= Menahem of Merseburg =

15th-century German rabbi and author

Menaḥem of Merseburg (מנחם ממירזבורק) was a German rabbi and author who lived at Merseburg between 1420 and 1450.

Of his life few details are known. Jacob Weil (Responsa, No. 133) speaks of him as a great and prominent scholar; and he is mentioned also by Judah Minz, and by Solomon Luria in his commentary on the Talmud. Both of them identify him with Menahem Meïl Ẓedeḳ (Hebrew: מנחם מעיל צדק), while Azulai distinguishes between the two Menahems. According to Jacob Weil's allusions, Menahem must have lived in the first half of the fifteenth century.

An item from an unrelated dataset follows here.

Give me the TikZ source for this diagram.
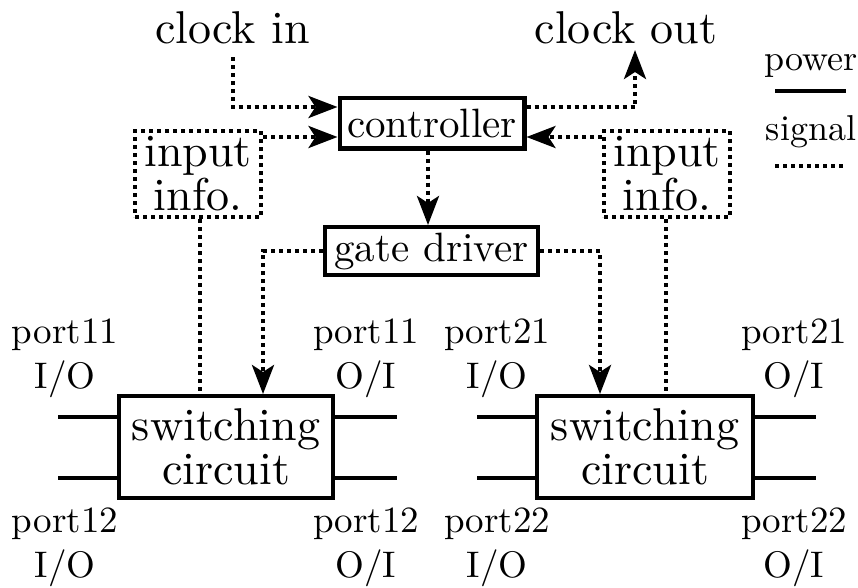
\documentclass[tikz,border=0pt]{standalone}
\usepackage{fontspec}
\setmainfont{lmroman10-regular}[Extension=.otf]
\usetikzlibrary{arrows.meta}

\begin{document}
\begin{tikzpicture}[x=1pt,y=-1pt,
  txtL/.style={font=\fontsize{46}{44}\selectfont, align=center, inner sep=0pt},
  txtM/.style={font=\fontsize{41}{44}\selectfont, inner sep=0pt},
  txtS/.style={font=\fontsize{37}{40}\selectfont, anchor=base, inner sep=0pt},
  blk/.style={draw, line width=4.2pt},
  sig/.style={line width=4pt, dash pattern=on 4pt off 4pt},
  pwr/.style={line width=4pt},
  infobox/.style={draw, sig, txtL, minimum width=126pt, minimum height=86pt},
  arr/.style={-{Stealth[length=29pt,width=22pt,inset=7pt]}},
]
\useasboundingbox (0,0) rectangle (858,587);

% blocks
\node[blk, txtM, minimum width=184.8pt, minimum height=50.8pt] (ctrl) at (432,123) {controller};
\node[blk, txtM, minimum width=213pt, minimum height=47.8pt] (gate) at (431.4,251) {gate driver};
\node[blk, txtL, minimum width=214pt, minimum height=101.8pt] (sw1) at (226,447) {switching\\circuit};
\node[blk, txtL, minimum width=215.8pt, minimum height=101.8pt] (sw2) at (645,447) {switching\\circuit};
\node[infobox] (in1) at (198,174) {input\\info.};
\node[infobox] (in2) at (667,174) {input\\info.};

% clock labels
\node[txtL, anchor=base] (cin) at (232.5,43) {clock in};
\node[txtL, anchor=base] (cout) at (626,43) {clock out};
\coordinate (coutEnd) at (635,50);

% legend
\node[txtS, font=\fontsize{36}{40}\selectfont] (lgp) at (811,70) {power};
\node[txtS, font=\fontsize{36}{40}\selectfont] (lgs) at (811,140) {signal};
\coordinate (pw1) at (775,91);
\coordinate (pw2) at (846,91);
\coordinate (sg1) at (775,166);
\coordinate (sg2) at (846,166);
\draw[pwr] (pw1) -- (pw2);
\draw[sig] (sg1) -- (sg2);

% controller signal points
\coordinate (cwU) at ([yshift=16pt]ctrl.west);
\coordinate (cwL) at ([yshift=-14pt]ctrl.west);
\coordinate (ceU) at ([yshift=16pt]ctrl.east);
\coordinate (ceL) at ([yshift=-14pt]ctrl.east);

% signal connectors
\draw[sig, arr, shorten <=14pt] (cin.base) |- (cwU);
\draw[sig, arr] (in1.east |- cwL) -- (cwL);
\draw[sig, arr] (ceU) -| (coutEnd);
\draw[sig, arr] (in2.west |- ceL) -- (ceL);
\draw[sig, arr] ([xshift=-4pt]ctrl.south) -- ([xshift=-4pt]ctrl.south |- gate.north);
\draw[sig, arr] (gate.west) -| ([xshift=37pt]sw1.north);
\draw[sig, arr] (gate.east) -| ([xshift=-45pt]sw2.north);
\draw[sig] ([xshift=2pt]in1.south) -- ([xshift=2pt]in1.south |- sw1.north);
\draw[sig] ([xshift=-1pt]in2.south) -- ([xshift=-1pt]in2.south |- sw2.north);

% power terminals
\coordinate (a11) at (58,417);
\coordinate (a12) at (58,478);
\coordinate (b11) at (397,417);
\coordinate (b12) at (397,478);
\coordinate (a21) at (477,417);
\coordinate (a22) at (477,478);
\coordinate (b21) at (816,417);
\coordinate (b22) at (816,478);
\draw[pwr] (a11) -- (a11 -| sw1.west);
\draw[pwr] (a12) -- (a12 -| sw1.west);
\draw[pwr] (sw1.east |- b11) -- (b11);
\draw[pwr] (sw1.east |- b12) -- (b12);
\draw[pwr] (a21) -- (a21 -| sw2.west);
\draw[pwr] (a22) -- (a22 -| sw2.west);
\draw[pwr] (sw2.east |- b21) -- (b21);
\draw[pwr] (sw2.east |- b22) -- (b22);

% port labels
\node[txtS] (p11l) at (65,343) {port11};
\node[txtS] (p11la) at (65,388) {I/O};
\node[txtS] (p11r) at (366,343) {port11};
\node[txtS] (p11ra) at (366,388) {O/I};
\node[txtS] (p12l) at (65,532) {port12};
\node[txtS] (p12la) at (65,577) {I/O};
\node[txtS] (p12r) at (366,532) {port12};
\node[txtS] (p12ra) at (366,577) {O/I};
\node[txtS] (p21l) at (497,343) {port21};
\node[txtS] (p21la) at (497,388) {I/O};
\node[txtS] (p21r) at (794,343) {port21};
\node[txtS] (p21ra) at (794,388) {O/I};
\node[txtS] (p22l) at (497,532) {port22};
\node[txtS] (p22la) at (497,577) {I/O};
\node[txtS] (p22r) at (794,532) {port22};
\node[txtS] (p22ra) at (794,577) {O/I};
\end{tikzpicture}
\end{document}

Menahem wrote a collection of halakic notes ("Nimuke R. Menaḥem"), which forms an appendix to Weil's responsa (Hanau, 1630). This work, which was regarded as authoritative in all the communities in Saxony, deals with the rabbinical marriage laws, the civil code, and the taxation of the communities. In contrast to the meager scientific contributions of the German Jews of the period, who discussed little besides petty liturgical questions, Menahem's book shows his lively interest in all matters that concern Judaism. Of great practical importance was his ruling in reference to the "mi'un" (Hebrew: מיאון), or the decision that if a girl has been married during minority at the instance of her mother or brothers but not at the command of her father, she has the right, when she attains her majority, to dissolve the union without a bill of divorce. Menahem, considering this immoral, repealed the law by virtue of his authority; but in the following century his ruling was set aside, and the Talmudic law again went into force.